OTTAWA, Feb 15, 2026, 11:03 EST

  • Stifel trimmed its price target on Shopify but stuck with a Hold rating. D.A. Davidson, for its part, repeated its Buy call.
  • Shopify is set to kick off a $2 billion share buyback on Feb. 17, coming off a robust Q4 performance.
  • Investors continue to probe if “agentic commerce” ends up a win for Shopify, or if it ends up moving around the company entirely.

Stifel slashed its price target on Shopify but left its Hold rating untouched, while D.A. Davidson stuck to its Buy recommendation—evidence of Wall Street’s split view after the e-commerce software company’s latest numbers. https://finviz.com/news/311320/shopify-shop-shares-dip-after-q4-results-analysts-cite-enterprise-growth-and-ai-powered-commerce

This debate has turned urgent for investors, who’ve been hitting subscription software stocks hard on worries that fresh artificial intelligence tools might upend the ways people search, shop, and pay. Shopify gets split opinions in this crowd: some call it a likely winner, but others view it as a tollbooth—one that new tech might let merchants sidestep entirely.

The fight comes down to “agentic commerce”—AI bots that hunt down products and buy them for users—and who gets the final say at checkout.

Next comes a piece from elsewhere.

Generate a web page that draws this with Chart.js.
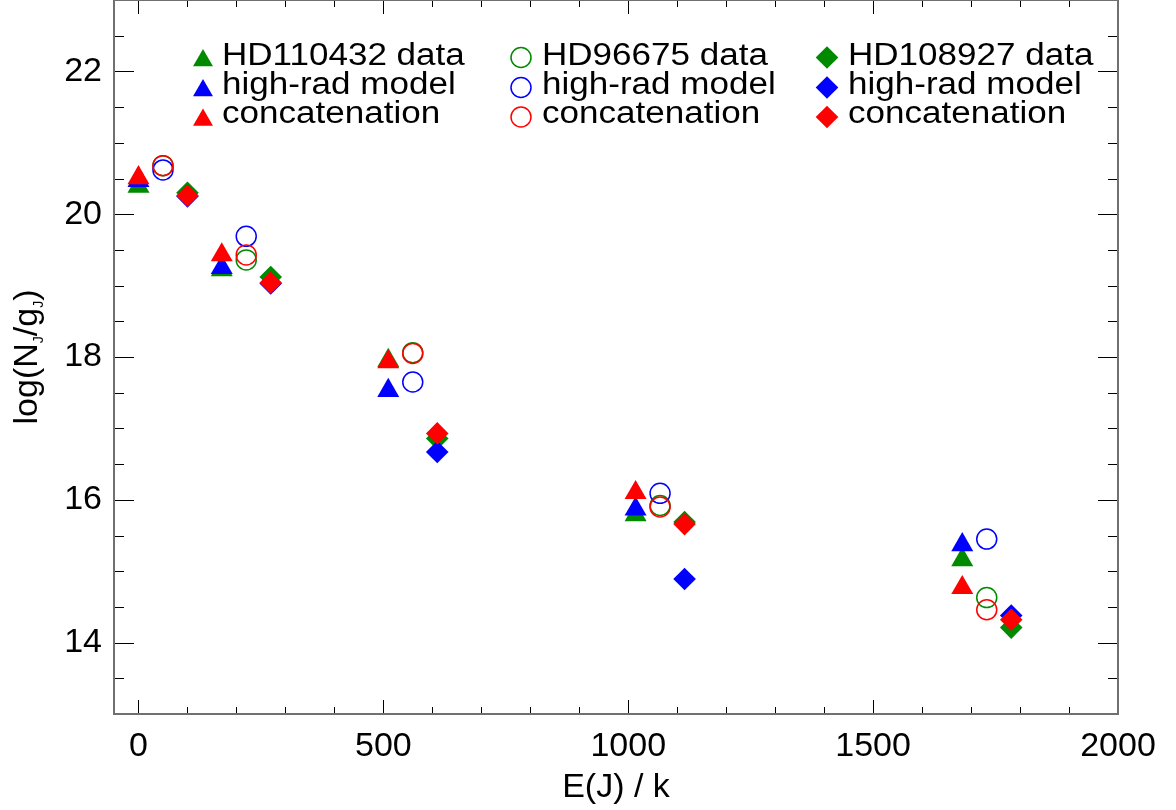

Shopify’s aim: keep those sales on its own payments system.

Shopify last changed hands near $112.70. U.S. and Canadian exchanges were shut on Sunday. Despite a slight uptick late in the week, the stock is still trading far under last year’s peak.

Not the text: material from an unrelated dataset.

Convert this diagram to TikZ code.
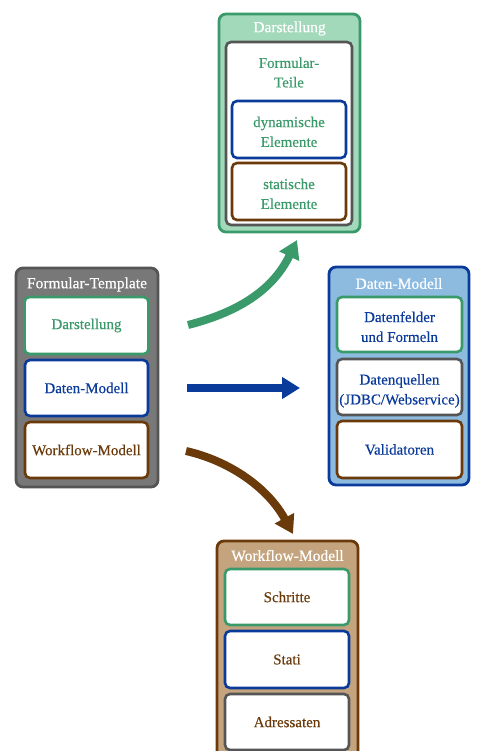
\documentclass[tikz,border=0pt]{standalone}
\usepackage{fontspec}
\setmainfont{Liberation Serif}
\newfontfamily\bodyfont[FakeBold=0.35]{Liberation Serif}
\usetikzlibrary{arrows.meta}
\renewcommand{\arraystretch}{1.02}
\newcommand{\twolines}[2]{\raisebox{-3.5pt}[\height][\depth]{\begin{tabular}{@{}c@{}}#1\\#2\end{tabular}}}
\definecolor{cgreen}{HTML}{3A9A6A}
\definecolor{cblue}{HTML}{0A3A9A}
\definecolor{cbrown}{HTML}{6A3A0A}
\definecolor{cgray}{HTML}{555555}
\definecolor{fgreen}{HTML}{A3D9BB}
\definecolor{fblue}{HTML}{8DBBE0}
\definecolor{fbrown}{HTML}{C4A47F}
\definecolor{fgray}{HTML}{787878}
\tikzset{
  outerbox/.style={draw=#1, line width=2.8pt, rounded corners=7pt, inner sep=0pt},
  innerbox/.style={draw=#1, fill=white, line width=2.6pt, rounded corners=5pt, inner sep=0pt, align=center},
  titletext/.style={text=white, font=\bodyfont\fontsize{15.5}{17}\selectfont, inner sep=0pt},
  bodytext/.style={font=\bodyfont\fontsize{15}{19.5}\selectfont},
  bigarrow/.style={line width=8pt, -{Triangle[width=21pt,length=18pt]}, draw=#1},
}
\begin{document}
\begin{tikzpicture}[x=1pt,y=-1pt]
\useasboundingbox (0,0) rectangle (479,751);
% Darstellung group
\node[outerbox=cgreen, fill=fgreen, minimum width=141pt, minimum height=218pt] (dar) at (289.5,123) {};
\node[titletext] (darT) at (289.5,28.5) {Darstellung};
\node[innerbox=cgray, minimum width=126pt, minimum height=183pt] (ft) at (289,133.5) {};
\node[bodytext, text=cgreen, align=center, inner sep=0pt] (ftT) at (289,72.5) {Formular-\\Teile};
\node[innerbox=cblue, bodytext, text=cgreen, minimum width=114pt, minimum height=57pt] (dyn) at (289,129.5) {\twolines{dynamische}{Elemente}};
\node[innerbox=cbrown, bodytext, text=cgreen, minimum width=114pt, minimum height=57pt] (sta) at (289,191.5) {\twolines{statische}{Elemente}};
% Formular-Template group
\node[outerbox=cgray, fill=fgray, minimum width=142pt, minimum height=219pt] (ftm) at (87,377.5) {};
\node[titletext] (ftmT) at (87,284.5) {Formular-Template};
\node[innerbox=cgreen, bodytext, text=cgreen, minimum width=124pt, minimum height=57pt] (a1) at (86.5,325.5) {Darstellung};
\node[innerbox=cblue, bodytext, text=cblue, minimum width=123pt, minimum height=56pt] (a2) at (86.5,388) {Daten-Modell};
\node[innerbox=cbrown, bodytext, text=cbrown, minimum width=123pt, minimum height=56pt] (a3) at (86.5,450) {Workflow-Modell};
% Daten-Modell group
\node[outerbox=cblue, fill=fblue, minimum width=140pt, minimum height=218pt] (dm) at (399,376) {};
\node[titletext] (dmT) at (399,283.5) {Daten-Modell};
\node[innerbox=cgreen, bodytext, text=cblue, minimum width=125pt, minimum height=55pt] (b1) at (399.5,324.5) {\twolines{Datenfelder}{und Formeln}};
\node[innerbox=cgray, bodytext, text=cblue, minimum width=125pt, minimum height=56pt] (b2) at (399.5,387) {\twolines{Datenquellen}{(JDBC/Webservice)}};
\node[innerbox=cbrown, bodytext, text=cblue, minimum width=125pt, minimum height=57pt] (b3) at (399.5,449.5) {Validatoren};
% Workflow-Modell group
\node[outerbox=cbrown, fill=fbrown, minimum width=141pt, minimum height=230pt] (wm) at (287.5,656) {};
\node[titletext] (wmT) at (287.5,555.5) {Workflow-Modell};
\node[innerbox=cgreen, bodytext, text=cbrown, minimum width=124pt, minimum height=56pt] (c1) at (287,597) {Schritte};
\node[innerbox=cblue, bodytext, text=cbrown, minimum width=124pt, minimum height=57pt] (c2) at (287,659.5) {Stati};
\node[innerbox=cgray, bodytext, text=cbrown, minimum width=124pt, minimum height=56pt] (c3) at (287,722) {Adressaten};
% arrows
\coordinate (g0) at (188,325);
\coordinate (g1) at (297,240);
\coordinate (u0) at (187,388);
\coordinate (u1) at (300,388);
\coordinate (r0) at (186,451);
\coordinate (r1) at (293,534);
\draw[bigarrow=cgreen] (g0) .. controls (235,313) and (272,292) .. (g1);
\draw[bigarrow=cblue] (u0) -- (u1);
\draw[bigarrow=cbrown] (r0) .. controls (230,461) and (268,488) .. (r1);
\end{tikzpicture}
\end{document}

Shopify reported a 31% jump in holiday-quarter revenue, reaching $3.67 billion. Gross merchandise volume also increased 31% to $123.84 billion. Free cash flow landed at $715 million for the quarter, giving the company a 19% margin. The board has cleared a share buyback plan that could total up to $2 billion, set to kick off Feb. 17 without a set end date. https://www.sec.gov/Archives/edgar/data/1594805/000159480526000006/exhibit991pressreleaseq420.htm

Shopify turned in another quarter of double-digit growth, and The Globe and Mail zeroed in on the buyback reserve—a detail that might help shore up sentiment should the stock’s swings persist. https://www.theglobeandmail.com/business/article-shopify-sets-aside-2-billion-for-share-buybacks-after-posting-double/

In a Yahoo Finance piece, analysts pitched the recent dip as a potential entry point for those thinking long term, pointing to Shopify’s AI-powered commerce strategy as a reason the stock could claw its way back. https://ca.finance.yahoo.com/news/1-magnificent-canadian-tech-stock-143000040.html

A Motley Fool contributor, in a piece that’s been making the rounds via Nasdaq, highlighted Shopify’s push into AI-powered merchant tools and its collaboration with Alphabet to develop a universal commerce protocol—a bid to standardize how AI agents interact with brands online. But despite those tech advances, the author flagged ongoing “SaaS” (subscription software) jitters still weighing on valuations. https://www.nasdaq.com/articles/shopify-shares-sink-despite-strong-ai-powered-growth-should-investors-buy-stock-dip

After earnings, Zacks dialed back the enthusiasm. The firm pointed to valuation worries and questions around margin mix, suggesting investors might be better off waiting for a more attractive entry rather than jumping in now. https://www.zacks.com/stock/news/2862697/should-you-buy-sell-or-hold-shopify-stock-post-q4-earnings

Shopify President Harley Finkelstein told analysts on the earnings call that “the AI era has now reached commerce,” doubling down on the AI angle. D.A. Davidson’s analyst described the quarter as “an excellent result,” even as software stocks sold off. https://www.reuters.com/business/retail-consumer/shopify-forecasts-quarterly-revenue-above-estimates-strong-demand-2026-02-11/

The downside is clear enough. Should AI agents from major platforms herd buyers into walled gardens—or bypass Shopify’s checkout entirely—Shopify might see its take rate and payments growth squeezed. The company already flagged that its first-quarter free cash flow margin will slip to the low-to-mid teens, with ongoing investment in product and AI weighing on margins.

Shopify’s $2 billion buyback is giving some investors a bit of comfort, at least for the moment. Still, the larger uncertainty looms: does Shopify drive the new era of AI shopping, or will that surge take off without it?